Ohana means family. Family means nobody gets left behind or forgotten. This summer, I am celebrating 6 months of progressive victory over depression and suicidal thinking. I am now a month off of my antidepressant. I have been able to forgive and work through the effects of the past not letting those things control me. I have been able to stop hating myself, and be me. This could’ve only happen because these friends chose me, did not let go, knowing that loving me I would begin becoming.
At the end of the movie, Stitch speaks the clearest he ever has (Watch Scene)
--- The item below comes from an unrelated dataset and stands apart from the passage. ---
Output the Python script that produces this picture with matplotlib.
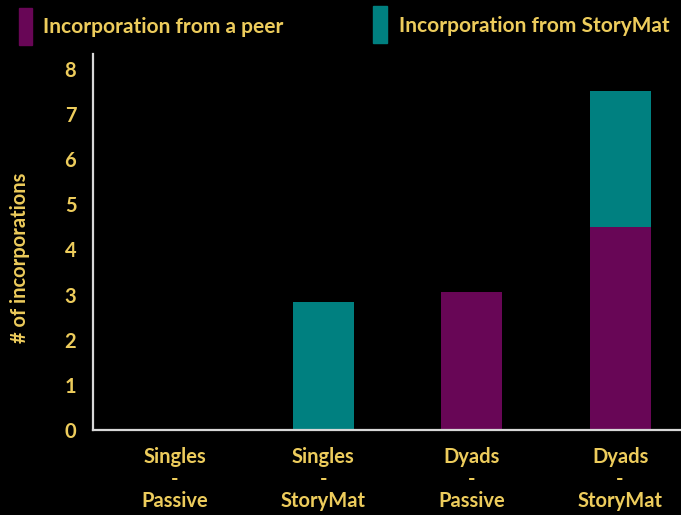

Lilo becomes his family. Lilo’s love caused Stitch to become someone he did not start off as. Even as little and broken as they were, Stitch ends up finding his place with them because of one girl’s love.
Jesus is the ultimate example of this. He tells us in Romans 12:9-10 to love each other with genuine affection without pretending. Lilo and Stitch shows us what transformation can happens with real love.
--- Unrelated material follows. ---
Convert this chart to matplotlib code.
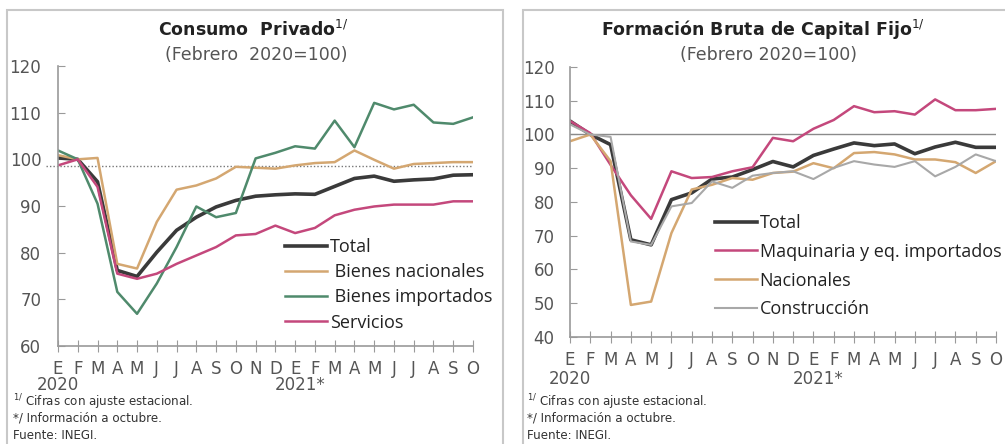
import matplotlib.pyplot as plt
from matplotlib.patches import Rectangle

# Datos (índice Febrero 2020 = 100)
meses = ['E', 'F', 'M', 'A', 'M', 'J', 'J', 'A', 'S', 'O', 'N', 'D',
         'E', 'F', 'M', 'A', 'M', 'J', 'J', 'A', 'S', 'O']

cp_total = [100.3, 100.0, 95.2, 76.2, 74.9, 80.1, 84.8, 87.6, 89.8, 91.2, 92.1,
            92.4, 92.6, 92.5, 94.2, 95.9, 96.4, 95.3, 95.6, 95.8, 96.6, 96.7]
cp_nacionales = [100.9, 100.0, 100.3, 77.6, 76.6, 86.6, 93.5, 94.4, 95.9, 98.4, 98.2,
                 98.0, 98.7, 99.2, 99.4, 101.9, 99.9, 98.0, 99.0, 99.2, 99.4, 99.4]
cp_importados = [101.9, 100.0, 90.5, 71.6, 66.9, 73.4, 81.2, 89.9, 87.6, 88.5, 100.2,
                 101.4, 102.8, 102.3, 108.3, 102.6, 112.1, 110.7, 111.7, 107.9, 107.6, 109.0]
cp_servicios = [98.7, 100.0, 94.1, 75.5, 74.4, 75.5, 77.6, 79.4, 81.2, 83.7, 84.0,
                85.8, 84.2, 85.3, 88.0, 89.2, 89.9, 90.3, 90.3, 90.3, 91.0, 91.0]
cp_referencia = 98.6

fb_total = [104.0, 100.0, 97.0, 68.8, 67.3, 80.7, 82.7, 86.8, 87.4, 89.6, 92.0,
            90.4, 93.8, 95.7, 97.5, 96.7, 97.2, 94.3, 96.3, 97.7, 96.2, 96.2]
fb_maquinaria = [104.0, 100.4, 91.0, 82.0, 75.0, 89.1, 87.1, 87.4, 89.1, 90.3, 99.0,
                 98.0, 101.7, 104.3, 108.4, 106.6, 106.9, 105.9, 110.4, 107.2, 107.2, 107.6]
fb_nacionales = [98.0, 100.0, 92.1, 49.5, 50.5, 70.8, 83.7, 85.1, 87.1, 86.6, 88.6,
                 89.0, 91.5, 90.0, 94.5, 94.8, 94.1, 92.6, 92.6, 91.8, 88.6, 92.1]
fb_construccion = [103.0, 100.0, 99.3, 68.3, 67.3, 78.7, 79.7, 86.1, 84.2, 87.8, 88.6,
                   89.1, 86.8, 90.1, 92.1, 91.1, 90.4, 92.1, 87.6, 90.4, 94.1, 92.1]
fb_referencia = 100

C_TOTAL = '#3a3a3a'
C_TAN = '#d4a771'
C_VERDE = '#4f8a6c'
C_ROSA = '#c4487c'
C_GRIS = '#a8a8a8'
C_EJE = '#9a9a9a'
C_TXT = '#555555'
FS = 12

W, H = 1005, 444
fig = plt.figure(figsize=(W / 100, H / 100), dpi=100)

# marcos de los paneles
fig.add_artist(Rectangle((7 / W, -0.05), 496 / W, 1.05 - 10 / H, transform=fig.transFigure,
                         fill=False, edgecolor='#c8c8c8', lw=1.5))
fig.add_artist(Rectangle((523 / W, -0.05), 500 / W, 1.05 - 10 / H, transform=fig.transFigure,
                         fill=False, edgecolor='#c8c8c8', lw=1.5))

ax1 = fig.add_axes([58 / W, 98 / H, 415 / W, 280 / H])
ax2 = fig.add_axes([570 / W, 107 / H, 426 / W, 270 / H])

x = list(range(len(meses)))


def estilo(ax, ylo, yhi, ypad):
    ax.set_xlim(0, len(meses) - 1)
    ax.set_ylim(ylo, yhi)
    ax.set_yticks(range(ylo, yhi + 1, 10))
    ax.set_xticks(x)
    ax.set_xticklabels(meses)
    for s in ['top', 'right']:
        ax.spines[s].set_visible(False)
    for s in ['left', 'bottom']:
        ax.spines[s].set_color(C_EJE)
        ax.spines[s].set_linewidth(1.2)
    ax.tick_params(axis='y', direction='in', length=5, color=C_EJE, labelsize=FS,
                   labelcolor=C_TXT, pad=ypad)
    ax.tick_params(axis='x', direction='inout', length=8, color=C_EJE, labelsize=FS,
                   labelcolor=C_TXT, pad=6)
    ax.patch.set_alpha(0)


leyenda = dict(loc='upper left', frameon=False, borderpad=0, borderaxespad=0,
               labelcolor='#222222', prop={'family': 'Open Sans', 'size': 13})

# Consumo privado
estilo(ax1, 60, 120, 12)
ax1.axhline(cp_referencia, xmin=-0.03, xmax=1.0, color='#777777', lw=1, ls=(0, (1, 1.5)),
            clip_on=False)
ax1.plot(x, cp_total, color=C_TOTAL, lw=2.6, label='Total')
ax1.plot(x, cp_nacionales, color=C_TAN, lw=1.8, label=' Bienes nacionales')
ax1.plot(x, cp_importados, color=C_VERDE, lw=1.8, label=' Bienes importados')
ax1.plot(x, cp_servicios, color=C_ROSA, lw=1.8, label='Servicios')
ax1.legend(bbox_to_anchor=(0.548, 0.386), handlelength=2.3, handletextpad=0.15,
           labelspacing=0.4, **leyenda)

# Formación bruta de capital fijo
estilo(ax2, 40, 120, 11)
ax2.axhline(fb_referencia, color='#8a8a8a', lw=1)
ax2.plot(x, fb_total, color=C_TOTAL, lw=2.6, label='Total')
ax2.plot(x, fb_maquinaria, color=C_ROSA, lw=1.8, label='Maquinaria y eq. importados')
ax2.plot(x, fb_nacionales, color=C_TAN, lw=1.8, label='Nacionales')
ax2.plot(x, fb_construccion, color=C_GRIS, lw=1.5, label='Construcción')
ax2.legend(bbox_to_anchor=(0.341, 0.456), handlelength=2.3, handletextpad=0.15,
           labelspacing=0.6, **leyenda)

# años bajo el eje
for ax, off in [(ax1, -39), (ax2, -42)]:
    ax.annotate('2020', xy=(0, 0), xycoords=('data', 'axes fraction'), xytext=(0, off),
                textcoords='offset pixels', ha='center', va='center', fontsize=FS, color=C_TXT)
    ax.annotate('2021*', xy=(12.25, 0), xycoords=('data', 'axes fraction'), xytext=(0, off),
                textcoords='offset pixels', ha='center', va='center', fontsize=FS, color=C_TXT)

# títulos
fig.text(253 / W, 1 - 30 / H, 'Consumo  Privado$^{1/}$', ha='center', va='center',
         fontsize=12.5, fontweight='bold', color='#222222')
fig.text(256 / W, 1 - 55 / H, '(Febrero  2020=100)', ha='center', va='center',
         fontsize=12.5, color=C_TXT)
fig.text(763 / W, 1 - 30 / H, 'Formación Bruta de Capital Fijo$^{1/}$', ha='center',
         va='center', fontsize=12.5, fontweight='bold', color='#222222')
fig.text(768 / W, 1 - 55 / H, '(Febrero 2020=100)', ha='center', va='center',
         fontsize=12.5, color=C_TXT)

# notas
notas = ['$^{1/}$ Cifras con ajuste estacional.', '*/ Información a octubre.', 'Fuente: INEGI.']
for xn in [13, 527]:
    for t, yn in zip(notas, [402, 418, 435]):
        fig.text(xn / W, 1 - yn / H, t, ha='left', va='center', fontsize=8.6, color='#333333')

fig.savefig('out.png', dpi=100)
True love melts our icy hearts so it can beat again. True love restores, heals, and starts a process of becoming. People will give up on us, reject us, and try to stop us from shining. Yet, there are some who will not let go, and who will help you see beautiful again. Then, we get to share that love with others.
I am love’s becoming, because someone did not leave me behind or forget me. I would not be where I am at without them. I would not see the gentle and lowly heart of Jesus. Becoming starts with the loving heart of Jesus transforming one, and that heart loving on another. How perfect does a simple Disney movie teach us this?
Jesus told us the mark of a disciple is love. Love does not have anything to do with rules, standards, and images. Love is the “we,” love is seeing how we all are perfectly placed in the body, love is belonging, love is becoming. Those who love like this are like the living letters of Christ jumping off the pages of Scripture. You can fight against them, but they do not let go. They draw you close, because they know only love transforms the beast into a prince, the monster into a human, and the alien into a family member.